“As human beings we are deeply insecure and we do not know who we truly are. Of course this problem does not show on the surface of our lives. We are always telling ourselves who we are, based on this notion that we are separate from everything else. This sense that “I am separate” is the ground of our sense of self. It is reinforced by various false identities that we cling to, notions that “I am this” or “I am that.” Whatever beliefs we have about ourselves are just another extension. Most of the time when we look around, we immediately see that our surroundings are validating these false identities. For this very reason, it is a challenging endeavor to deconstruct this illusion of self. Every time we look into our mirror we might have some thought about ourselves. Each of these thoughts adds up. They become the conceptual bricks we use to keep building this illusory castle of self. Yet, there is a suspicion that this notion of self might be very fragile and transient, and this thought is silently lurking somewhere in our consciousness. Most of the time this suspicion is not brought into the light of awareness, but if it is, some deep, inner wisdom will arise without choice. Our suspicion of the fragility of this false notion of self can go in one of two directions. In general it becomes a source of fear, anxiety, and insecurity. We often see people who are fearful and overly defensive when it comes to their own identity. We ourselves tend to become fearful if our identity is threatened. But at other times the suspicion can go another way. When that happens, it can be a life-changing revelation that can lead us to the realization of the highest level of truth. This idea is not some new, lofty theory. It is timeless wisdom that has been realized by many people in human history. Buddha taught this wisdom, and in his tradition it is called anatman, or “no self.” Anatman, or “no self,” is the term used to mean that one has seen through this false sense of self. One has seen that this false sense of self is merely an identification with one’s roles in life. It is just a mask, not the truth.”

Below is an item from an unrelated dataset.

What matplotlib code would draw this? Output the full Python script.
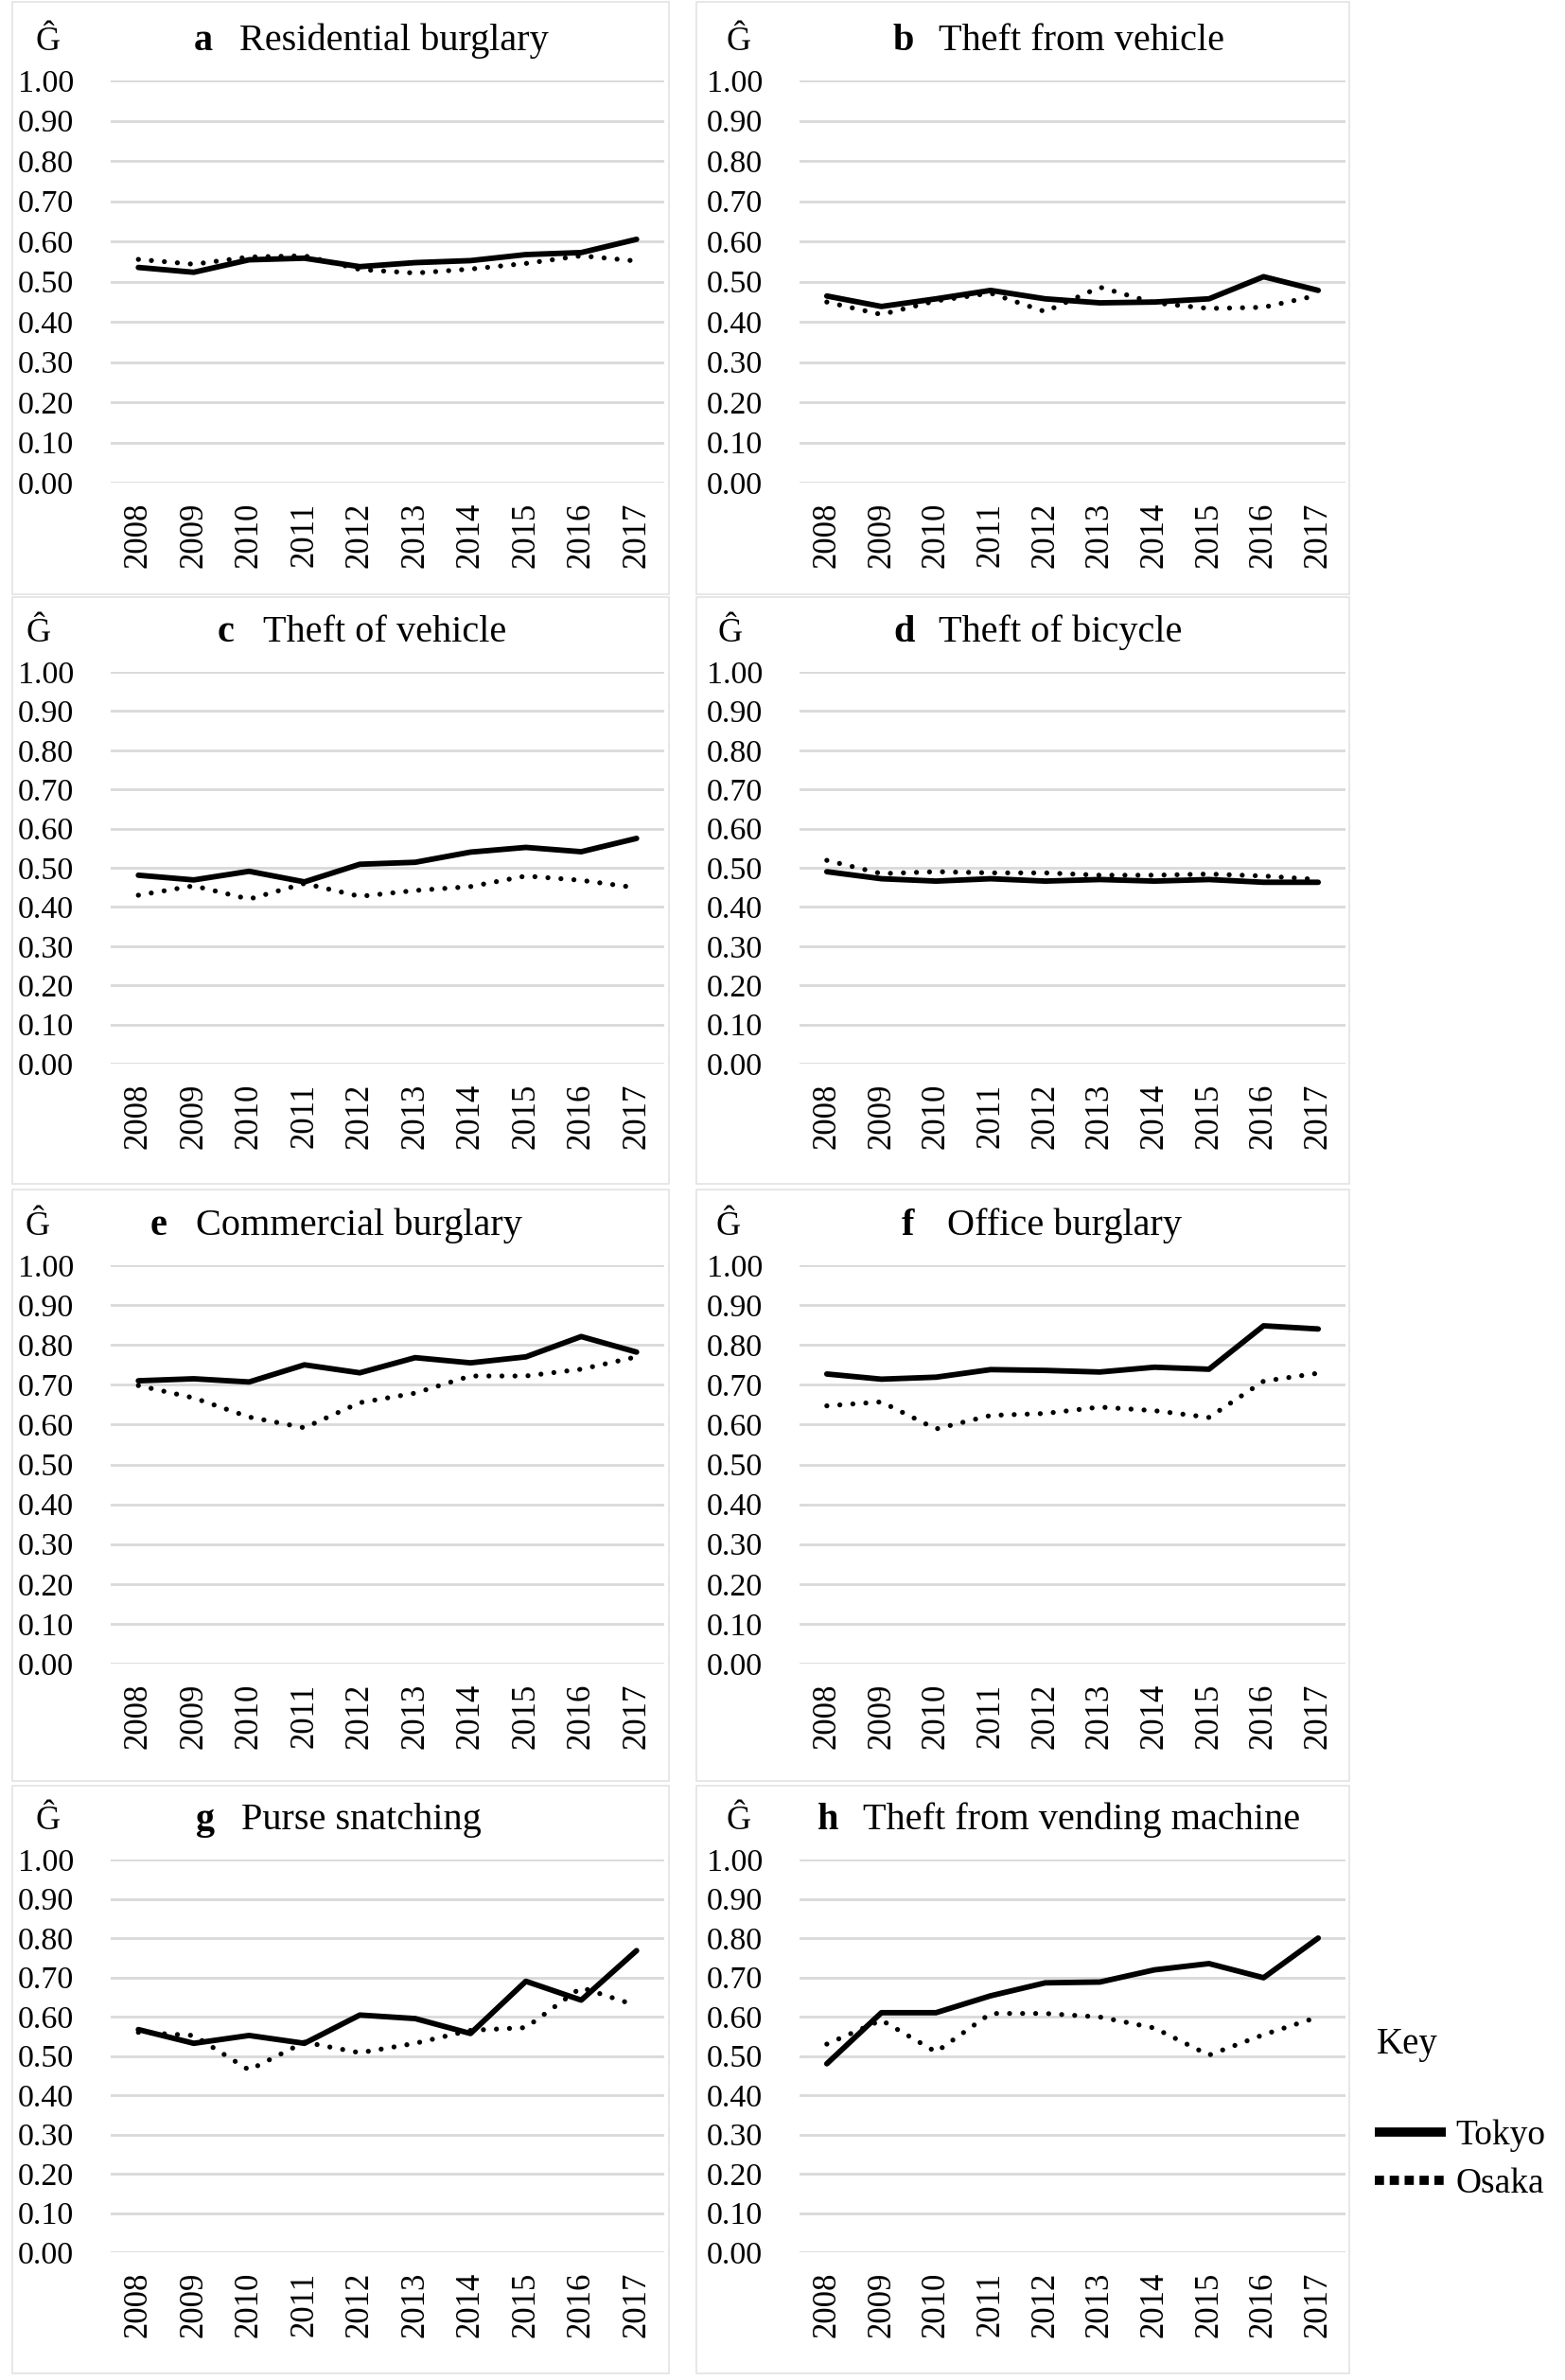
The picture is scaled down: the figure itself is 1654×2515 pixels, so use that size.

Drink your tea slowly and reverently,
as if it is the axis
on which the world earth revolves –
slowly, evenly, without rushing toward the future.
Live the actual moment.
Only this moment is life.
So I finished reading Waking Up, by Sam Harris. Would reccommend it, it’s less a pure “spirituality without religion” manual as perhaps a way to lure pure, innocent atheists into looking at secularized Buddhism.
Which means it ended up being more up my alley than I was anticipating.
The book mentions that the first part of of our brain that becomes “conscious” is the right side of our brain, which is non-verbal. The left, language-baring part of our brain activates later and eventually dominates the other part of our brain…
so essentially, what could be our actual self is eventually shoved into a corner and falsely replaced by a chatty asshole that feels the need to endlessly describe and create a false storyline for everything that occurs. Ever.
Relatedly, I have found out that I yell at myself just as angrily for forgetting to check the mail when I’m doing my laundry as I used to about getting high and completely screwing up my life. Then I start laughing and feel insane.
Otherwise I’ve still been trying to figure out the buddhist soul thing, and keep feeling like I get close to understanding it, and snapping back to not. Is that even possible?
Essentially what is “me” is constructed of a mixture of other materials, generations of other people’s decisions, and a heavily flucuating mindset and a weird little durable body.
And we’re all as weird and complex. Sometimes I hook into the feeling, sometimes, at work, that there’s hundreds of us hooked up to computers, having our own internal dialogues and having our own quiet battles, while parroting the words of a human being we are never going to met, but will know intimately for a few hours.
Love just seems impossible to me now, considering how we’re all just kind of isolated in these mind/body units that are not really capable of understanding ourselves, and have no chance of completely understanding the world around us or the other people in it, no matter how hard we try.
Will you believe me when I tell you there was kindness in his heart? His left hand didn’t know what his right hand was doing. It was only certain important connections had been burned through. If I opened up your head and ran a hot soldering iron around in your brain, I might turn you into someone like that.
“Better to die on one’s feet than to live on one’s knees.”